The Kings’ ability to lock down all of their players was even more surprising after the Kings signed goaltender Jonathan Quick to a 10-year contract worth $58 million (via ESPN.com).
Quick’s masterful goaltending was essential in the Kings’ playoff success. Having said that, long-term goalie contracts have been known to backfire (see Roberto Luongo, Rick DiPietro, etc.).
Regardless of the long-term effects of Quick's contract, the reigning champions will be under the magnifying glass this season.
Peter DeBoer at a press conference after game two loss against Kings.
New Jersey Devils head coach Peter DeBoer’s offseason was a nightmare. Zach Parise, former captain and backbone of the Devils, left the team—it does not get much worse than that.
Oh wait, it does: New Jersey Devils general manager Lou Lamoriello did virtually nothing to replace their consistent 30-goal scorer.
This puts a lot of pressure on Ilya Kovalchuk, who could be the next recipient of the “C."
The only thing that might keep the Devils from completely derailing is Lamoriello's hiring of assistant coaches Scott Stevens and Matt Shaw to replace Adam Oates and Larry Robinson. Stevens, formerly one of the best defenders to ever play the game, will be invaluable to New Jersey.
“We have a lot of good, young defensemen and a lot of size, which I like,” Stevens told the New York Times. “I definitely like size on defense. They take up a lot of space and make things difficult on the other team’s forwards. So, I like that, and the talent level.”
Shaw, who will be the assistant coach for the Devils, spent the past three seasons with the San Jose Sharks. During those seasons, the Sharks made it to the playoffs three times and the conference finals twice.
The Devils also saw the emergence of rookie Adam Henrique, who was clutch in many high-pressured playoff games. Parise’s absence could set the stage for the Calder Trophy finalist to take on a major role for the Devils.
Will DeBoer promote Henrique and hope that he matures into the next Parise? Will DeBoer shift his team’s focus to a defensive one now that Scott Stevens is behind the bench?
Let the experimenting in New Jersey begin.
Adam Oates leaving the ice after Devils practice.

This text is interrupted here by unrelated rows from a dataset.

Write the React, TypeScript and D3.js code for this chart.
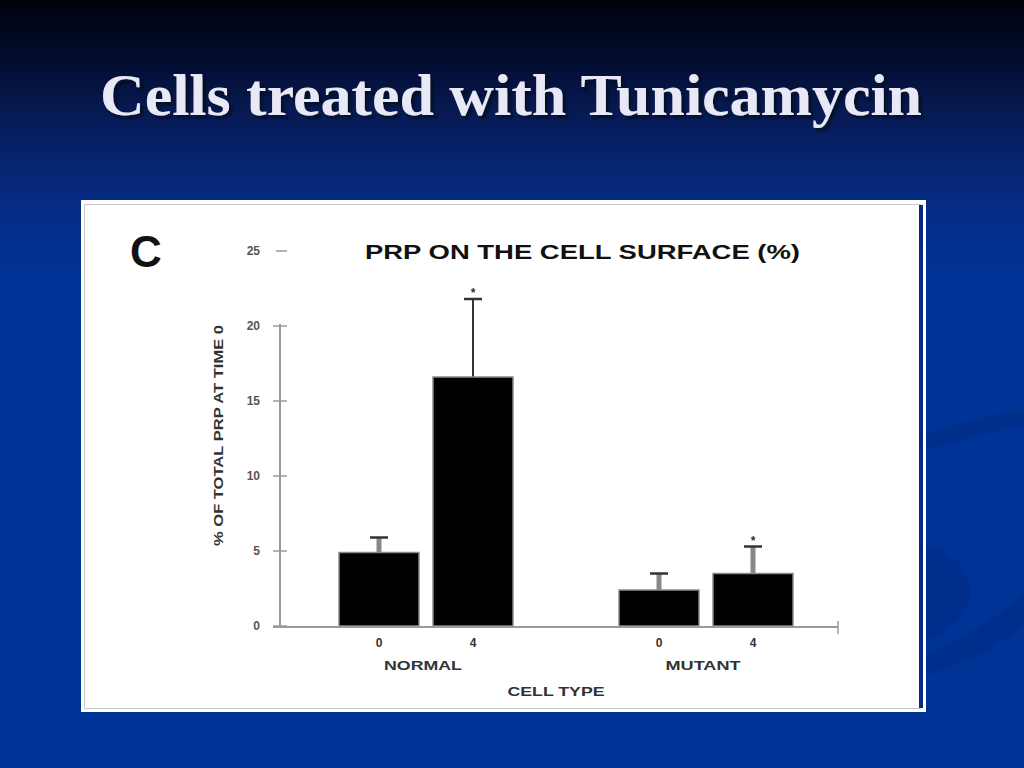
import React from "react";
import * as d3 from "d3";

const groups = ["NORMAL", "MUTANT"];
const times = ["0", "4"];
const values = [
  [4.9, 16.6],
  [2.4, 3.5],
];
const errors = [
  [1.0, 5.2],
  [1.1, 1.8],
];
const significant = [
  [false, true],
  [false, true],
];
const yTicks = [0, 5, 10, 15, 20, 25];

const W = 1024;
const H = 768;

export default function App() {
  const y = d3.scaleLinear().domain([0, 25]).range([626, 251]);
  const xg = d3.scaleBand().domain(groups).range([286, 846]).paddingInner(0).paddingOuter(0);
  const xt = d3.scaleBand().domain(times).range([-87, 87]).paddingInner(0.149).paddingOuter(0);
  const bw = xt.bandwidth();
  const axisX = 280;
  const sans = "'Liberation Sans', Arial, sans-serif";

  const swoosh1 = d3.line().curve(d3.curveBasis)([
    [926, 442], [960, 432], [1000, 422], [1024, 417],
  ]);

  return (
    <svg width={W} height={H} style={{ position: "absolute", left: 0, top: 0 }}>
      <defs>
        <linearGradient id="bg" x1="0" y1="0" x2="0" y2="1">
          <stop offset="0" stopColor="#00020c" />
          <stop offset="0.06" stopColor="#020a26" />
          <stop offset="0.16" stopColor="#071c5a" />
          <stop offset="0.27" stopColor="#062c86" />
          <stop offset="0.36" stopColor="#003396" />
          <stop offset="1" stopColor="#003396" />
        </linearGradient>
        <filter id="shadow" x="-5%" y="-20%" width="110%" height="150%">
          <feDropShadow dx="3" dy="3" stdDeviation="1" floodColor="#000820" floodOpacity="0.85" />
        </filter>
      </defs>
      <rect x={0} y={0} width={W} height={H} fill="url(#bg)" />
      {/* decorative swooshes */}
      <path d={swoosh1 || ""} stroke="#00297f" strokeWidth={16} fill="none" opacity={0.45} />
      <path d="M926,545 Q975,560 970,600 Q960,630 926,640 Z" fill="#00297f" opacity={0.4} />
      <path d="M926,655 Q980,630 1024,595 L1024,625 Q980,660 926,675 Z" fill="#00297f" opacity={0.4} />

      {/* slide title */}
      <text x={100} y={115} fontFamily="'Liberation Serif', 'Times New Roman', serif" fontWeight="bold" fontSize={60} fill="#e8e8f6" textLength={822} lengthAdjust="spacingAndGlyphs" filter="url(#shadow)">
        Cells treated with Tunicamycin
      </text>

      {/* panel */}
      <rect x={81} y={200} width={845} height={512} fill="#ffffff" />
      <rect x={84.5} y={204.5} width={836} height={504} fill="none" stroke="#c8c8d0" strokeWidth={1} />
      <rect x={919} y={205} width={4} height={503} fill="#0a2a80" />

      <text x={130} y={267} fontFamily={sans} fontWeight="bold" fontSize={44} fill="#111">C</text>

      <text x={365} y={259} fontFamily={sans} fontWeight="bold" fontSize={20} fill="#111" textLength={435} lengthAdjust="spacingAndGlyphs">
        PRP ON THE CELL SURFACE (%)
      </text>

      {/* y axis */}
      <line x1={axisX} x2={axisX} y1={y(20) - 2} y2={y(0)} stroke="#9a9a9a" strokeWidth={2} />
      {yTicks.map((t) => (
        <g key={t}>
          <line x1={t === 25 ? 276 : 273} x2={287} y1={y(t)} y2={y(t)} stroke="#9a9a9a" strokeWidth={1.5} />
          <text x={260} y={y(t) + 4} textAnchor="end" fontFamily={sans} fontWeight="bold" fontSize={12} fill="#555">
            {t}
          </text>
        </g>
      ))}
      <text
        transform={`translate(223, ${(325 + 546) / 2}) rotate(-90)`}
        textAnchor="middle"
        fontFamily={sans}
        fontWeight="bold"
        fontSize={13}
        fill="#333"
        textLength={221}
        lengthAdjust="spacingAndGlyphs"
      >
        % OF TOTAL PRP AT TIME 0
      </text>

      {/* bars */}
      {groups.map((g, gi) =>
        times.map((t, ti) => {
          const cx = (xg(g) as number) + xg.bandwidth() / 2 + (xt(t) as number) + bw / 2;
          const v = values[gi][ti];
          const e = errors[gi][ti];
          const top = y(v);
          const etop = y(v + e);
          return (
            <g key={g + t}>
              <line x1={cx} x2={cx} y1={top} y2={etop} stroke={ti === 1 && gi === 0 ? "#333" : "#888"} strokeWidth={gi === 0 && ti === 1 ? 2 : 5} />
              <line x1={cx - 9} x2={cx + 9} y1={etop} y2={etop} stroke="#333" strokeWidth={2.5} />
              <rect x={cx - bw / 2} y={top} width={bw} height={y(0) - top} fill="#000" stroke="#8a8a8a" strokeWidth={1.5} />
              {significant[gi][ti] && (
                <text x={cx} y={etop - 2} textAnchor="middle" fontFamily={sans} fontWeight="bold" fontSize={12} fill="#333">
                  *
                </text>
              )}
              <text x={cx} y={647} textAnchor="middle" fontFamily={sans} fontWeight="bold" fontSize={12} fill="#333">
                {t}
              </text>
            </g>
          );
        })
      )}

      {/* x axis */}
      <line x1={273} x2={838} y1={627} y2={627} stroke="#9a9a9a" strokeWidth={2} />
      <line x1={838} x2={838} y1={621} y2={634} stroke="#9a9a9a" strokeWidth={1.5} />

      {groups.map((g) => (
        <text
          key={g}
          x={(xg(g) as number) + xg.bandwidth() / 2 - 3}
          y={670}
          textAnchor="middle"
          fontFamily={sans}
          fontWeight="bold"
          fontSize={12}
          fill="#333"
          textLength={g === "NORMAL" ? 78 : 75}
          lengthAdjust="spacingAndGlyphs"
        >
          {g}
        </text>
      ))}
      <text x={556} y={696} textAnchor="middle" fontFamily={sans} fontWeight="bold" fontSize={12} fill="#333" textLength={97} lengthAdjust="spacingAndGlyphs">
        CELL TYPE
      </text>
    </svg>
  );
}
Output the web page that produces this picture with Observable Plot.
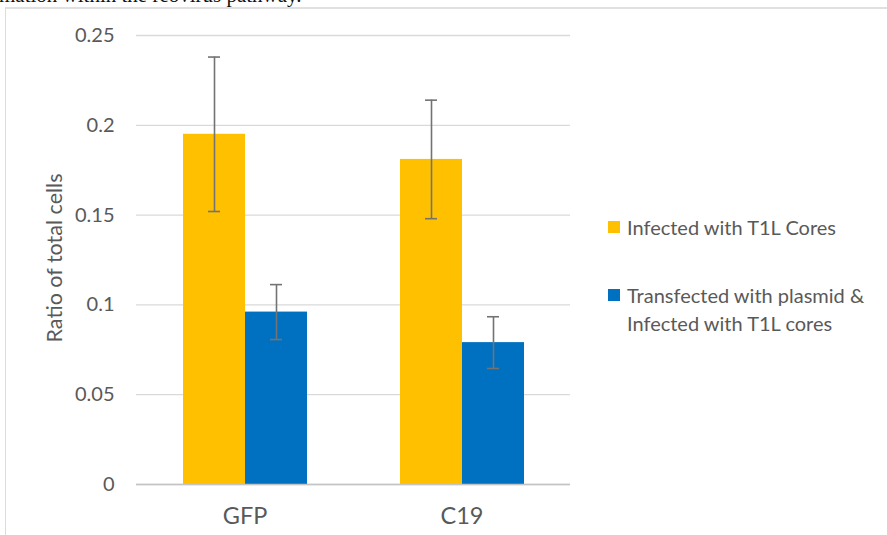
<!DOCTYPE html>
<html>
<head>
<meta charset="utf-8">
<script src="https://cdn.jsdelivr.net/npm/d3@7"></script>
<script src="https://cdn.jsdelivr.net/npm/@observablehq/plot@0.6"></script>
<style>
  html, body { margin: 0; padding: 0; background: #fff; }
  #wrap { position: relative; width: 887px; height: 535px; overflow: hidden; background: #fff; }
  #frame { position: absolute; left: 5px; top: 7px; right: -2px; bottom: -2px; border-left: 1px solid #dcdcdc; border-top: 2px solid #e0e0e0; }
  #caption { position: absolute; left: -1px; top: -15px; font-family: "Liberation Serif", serif; font-size: 21px; line-height: 21px; color: #111; white-space: nowrap; }
  #chart { position: absolute; left: 0; top: 0; }
  #ylabel { position: absolute; left: 54px; top: 258px; transform: translate(-50%, -50%) rotate(-90deg); font-family: Lato, sans-serif; font-size: 21.5px; color: #595959; white-space: nowrap; }
  #legend { position: absolute; left: 608px; top: 0; font-family: Lato, sans-serif; font-size: 20px; color: #595959; }
  .item { position: absolute; left: 0; white-space: nowrap; }
  .sw { position: absolute; left: 0; width: 12px; height: 12px; }
  .lab { position: absolute; left: 19px; line-height: 26px; }
</style>
</head>
<body>
<div id="wrap">
  <div id="frame"></div>
  <div id="caption">mation within the reovirus pathway.</div>
  <div id="chart"></div>
  <div id="ylabel"></div>
  <div id="legend"></div>
</div>
<script>
const categories = ["GFP", "C19"];
const series = ["Infected with T1L Cores", "Transfected with plasmid & Infected with T1L cores"];
const legendLines = [["Infected with T1L Cores"], ["Transfected with plasmid &", "Infected with T1L cores"]];
const infectedValues = [0.195, 0.181];
const infectedErrors = [0.043, 0.033];
const transfectedValues = [0.096, 0.079];
const transfectedErrors = [0.0153, 0.0144];
const seriesColors = ["#FFC000", "#0070C0"];
const yTicks = [0, 0.05, 0.1, 0.15, 0.2, 0.25];
const yTickLabels = ["0", "0.05", "0.1", "0.15", "0.2", "0.25"];
const yTitle = "Ratio of total cells";

const seriesValues = [infectedValues, transfectedValues];
const seriesErrors = [infectedErrors, transfectedErrors];
const data = [];
categories.forEach((c, ci) => {
  series.forEach((s, si) => {
    const v = seriesValues[si][ci], e = seriesErrors[si][ci];
    data.push({category: c, series: s, value: v, lo: v - e, hi: v + e});
  });
});

const chart = Plot.plot({
  width: 887,
  height: 535,
  marginLeft: 135,
  marginRight: 317,
  marginTop: 35,
  marginBottom: 51,
  style: {background: "transparent", fontFamily: "Lato, sans-serif", color: "#595959", overflow: "visible"},
  fx: {domain: categories, padding: 0, label: null},
  x: {domain: series, paddingInner: 0, paddingOuter: 0.74, axis: null},
  y: {domain: [0, 0.25]},
  color: {domain: series, range: seriesColors},
  marks: [
    Plot.gridY(yTicks, {stroke: "#d9d9d9", strokeOpacity: 1, strokeWidth: 1.3}),
    Plot.axisY(yTicks, {tickSize: 0, tickPadding: 22, fontSize: 20, line: true, stroke: "#d0d0d0", tickFormat: (d, i) => yTickLabels[i], label: null}),
    Plot.axisFx({anchor: "bottom", tickSize: 0, tickPadding: 23, fontSize: 23.5, label: null}),
    Plot.barY(data, {fx: "category", x: "series", y: "value", fill: "series"}),
    Plot.ruleY([0], {stroke: "#c4c4c4", strokeWidth: 1.5}),
    Plot.ruleX(data, {fx: "category", x: "series", y1: "lo", y2: "hi", stroke: "#737373", strokeWidth: 1.6}),
    Plot.tickY(data, {fx: "category", x: "series", y: "hi", stroke: "#737373", strokeWidth: 1.6, insetLeft: 25, insetRight: 25}),
    Plot.tickY(data, {fx: "category", x: "series", y: "lo", stroke: "#737373", strokeWidth: 1.6, insetLeft: 25, insetRight: 25})
  ]
});
document.getElementById("chart").appendChild(chart);
document.getElementById("ylabel").textContent = yTitle;

const legend = document.getElementById("legend");
const tops = [214, 282];
series.forEach((s, i) => {
  const item = document.createElement("div");
  item.className = "item";
  item.style.top = tops[i] + "px";
  const sw = document.createElement("div");
  sw.className = "sw";
  sw.style.background = seriesColors[i];
  sw.style.top = "7px";
  item.appendChild(sw);
  legendLines[i].forEach((line, li) => {
    const t = document.createElement("div");
    t.className = "lab";
    t.style.top = (li * 28) + "px";
    t.textContent = line;
    item.appendChild(t);
  });
  legend.appendChild(item);
});
</script>
</body>
</html>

After a revolving door of head coaches saw Bruce Boudreau and Dale Hunter out, the Washington Capitals have decided on former Cap Adam Oates to lead the team. Oates, formerly the assistant coach for the New Jersey Devils, was up for the challenge:
"When you look at the Finals this year, you saw two teams that were basically in-your-face teams, all over the ice," Oates said of the New Jersey Devils and Los Angeles Kings (via NHL.com). "I really feel the game today is territory. You have to establish territory and protect it. I look at the Caps lineup and the talent level and I don't see any reason why we can't push the pace and be an aggressive team but at the same time not sacrificing defense.”
The Washington Capitals had a decent postseason: They advanced passed the reigning champion Boston Bruins to the quarterfinals, where they lost in Game 7 against the New York Rangers.
The Capitals are by no means short on talent: Alexander Ovechkin, Niklas Backstrom, Mike Ribeiro and Mike Green come to mind.
What the Capitals are in dire need of is leadership. Ovechkin, as good of a player as he is, can be hot-headed and needs to be kept in check.
According to the Huffington Post, Ovechkin is widely believed to have called former coach Bruce Boudreau a “fat f***” after the coach chose to bench him in a potential game-tying situation against the Anaheim Ducks last season.
Taming the ego of a player as great as Ovechkin is no easy task. However, as a former great himself, Oates could be just the guy for the job.